Ему становилось ясно: чтобы выиграть такую битву, недостаточно знать, против чего ты ратуешь. Это-то было легко понять. Он боролся против мнения, что людей можно убивать за их идеи, и против того, чтобы какая бы то ни было религия определяла границы для мысли. Но теперь было четко сформулировать, за что он борется. За свободу слова, за свободу воображения, за свободу от страха, за прекрасное древнее искусство, которым ему посчастливилось заниматься. А еще за скепсис, за непочтительность, за сатиру, за комедию, за неблагочестивое веселье. Он никогда больше не будет уклоняться от необходимости защищать все это. Он спросил себя: Ты ведешь бой, который может стоить тебе жизни, — но заслуживает ли то, за что ты сражаешься, такой жертвы? И он нашел возможным ответить: Да. Он был готов умереть, если надо, за то, что Кармен Каллил назвала «всего-навсего книжкой, черт бы ее подрал».
Ни один из его настоящих друзей не стал Разочарованным Другом. Настоящие друзья придвинулись к нему еще ближе и постарались помочь ему преодолеть то, что было — и они это видели — глубокой душевной травмой, экзистенциальным кризисом. Позвонил Энтони Барнет, очень обеспокоенный. «Нам надо собрать вокруг тебя группу друзей и советчиков, — сказал он. — Ты не должен идти через все это один». Он объяснил Энтони, что, по правде говоря, лгал, заявляя о своей религиозности. Он сказал Энтони: «Когда я писал „Аяты“, я провозглашал: мы должны иметь возможность так говорить о религии, мы должны иметь право на критику и исторический взгляд». И если ему теперь приходилось делать вид, будто под «мы» он подразумевал одних мусульман, — что ж, его проблемы. На тот момент. Такова плата за то, что он сделал. — Вот от таких-то ошибочных заявлений, пусть они и делаются с добрыми намерениями, — сказал Энтони, — и должны тебя удерживать друзья.

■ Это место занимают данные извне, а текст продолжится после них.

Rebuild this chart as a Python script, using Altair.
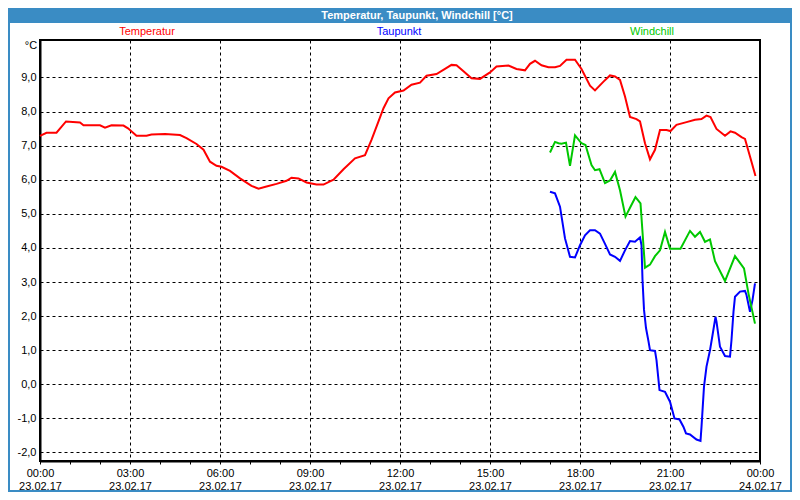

Он испытывал потребность куда-нибудь уехать и поразмыслить. Попросился тихо съездить во Францию — устроить себе небольшие каникулы, — но французы отказались его пустить. Американцы по-прежнему не хотели видеть его у себя. Выбрать из коробки возможности не было. Одну хорошую новость, правда, он получил. «Конкретную угрозу» теперь были склонны считать ложной тревогой. Приехал мистер Гринап — сообщить ему об этом, предупредить, что опасность тем не менее все еще велика — «проиранские элементы по-прежнему активно вас ищут», — и бросить ему косточку. Он может теперь подыскивать себе новое, постоянное жилье. «Возможно, через несколько месяцев мы будем оценивать ситуацию более оптимистически». Это немного его подбодрило.
15 февраля позвонил Гиллон. Иранцы подтвердили фетву. Британское правительство хранило молчание.
Билл Бьюфорд и Алисия решили пожениться, и Билл попросил его быть шафером. Отпраздновать свадьбу должны были в ресторане «Мидсаммер хаус» в парке Мидсаммер-коммон в Кембридже. Фил Питт поехал на «рекогносцировку» и не поговорив ни с Биллом, ни с владельцем ресторана Гансом, решил, что этот ресторан — место неподходящее. В первый раз тогда он, разговаривая с полицейскими, вышел из себя. Не им решать, заявил он, быть ему или не быть шафером на свадьбе друга. После этого Фил поговорил-таки с Биллом, и выяснилось, что у него были неверные сведения — не то время, не тот зал, — и вдруг оказалось, что заведение все-таки годится. «Мы эксперты, Джо, — сказал Фил. — Доверяйте нам».